I’ve struggled to understand, in my own head, would I have thought the same thing about a man? Would it have simply seemed brave? Do I have a double standard in my own head?
I really don’t know, but I’d like to believe that I’d agree that man or woman, dumping your kids and rushing into danger is a horrendous personality flaw.
Someone I don’t respect is Sally Krawcheck. I work for Citigroup, and when she gave a speech to my Associate class, she said she was a great CFO but a terrible mother and wife. She shrugged it off – “you can’t have everything.” Not a woman to be admired from my perspective.

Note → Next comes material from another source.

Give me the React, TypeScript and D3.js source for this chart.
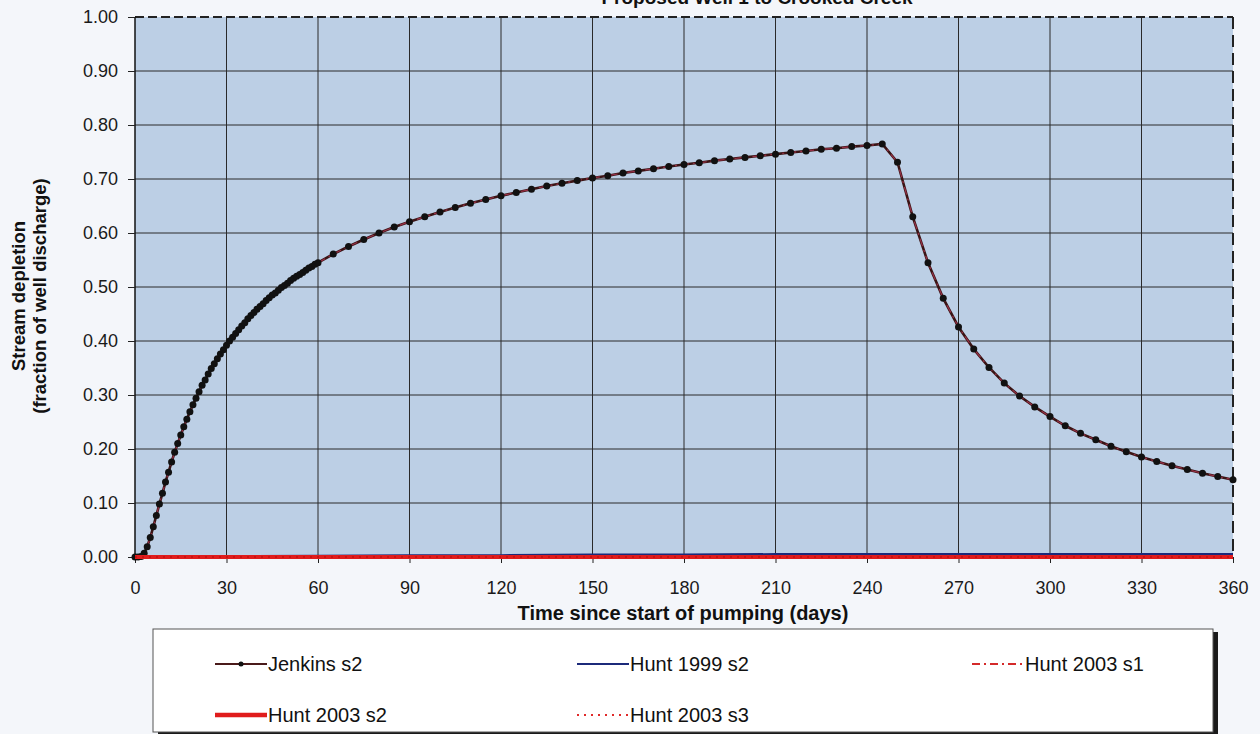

I already decided if I’m not married and my buns & oven are not working when I turn 40, I’m adopting an older foster kid, like 7 or 8. Those kids are looking for a loving, stable home environmen and I think I can provide them that. That’s why I’m not against transracial adoption or gay/lesiban couples adopting foster kids.
No, this is not what boomers view as success. The skill sets are different for being successful in business vs. being successful in raising a family. The choices are hard. Providing financially, including having health insurance and some protection against bankruptcy, or having a life with more “time” for one’s children while coping with the frustrations of one’s own inadequacy when the bills can’t get paid or when the children can’t have what they need (and I mean, need, for their development, their education, and their health). I suggest that some of these posters take another look at the financial risks that are imposed on households today vs. the financial risks to households in earlier decades. I think you will see that more risk and responsibility is being shoved down to individuals and households. Boomers have learned that there is no one who will bail anyone out and we have defined success as making tough choices to try to ensure our future economic security. It’s not about consumption.
To some people, it isn’t work that means “giving up everything.” It’s motherhood. Being an expert in artificial intelligence is not somehow missing out on life — it IS life.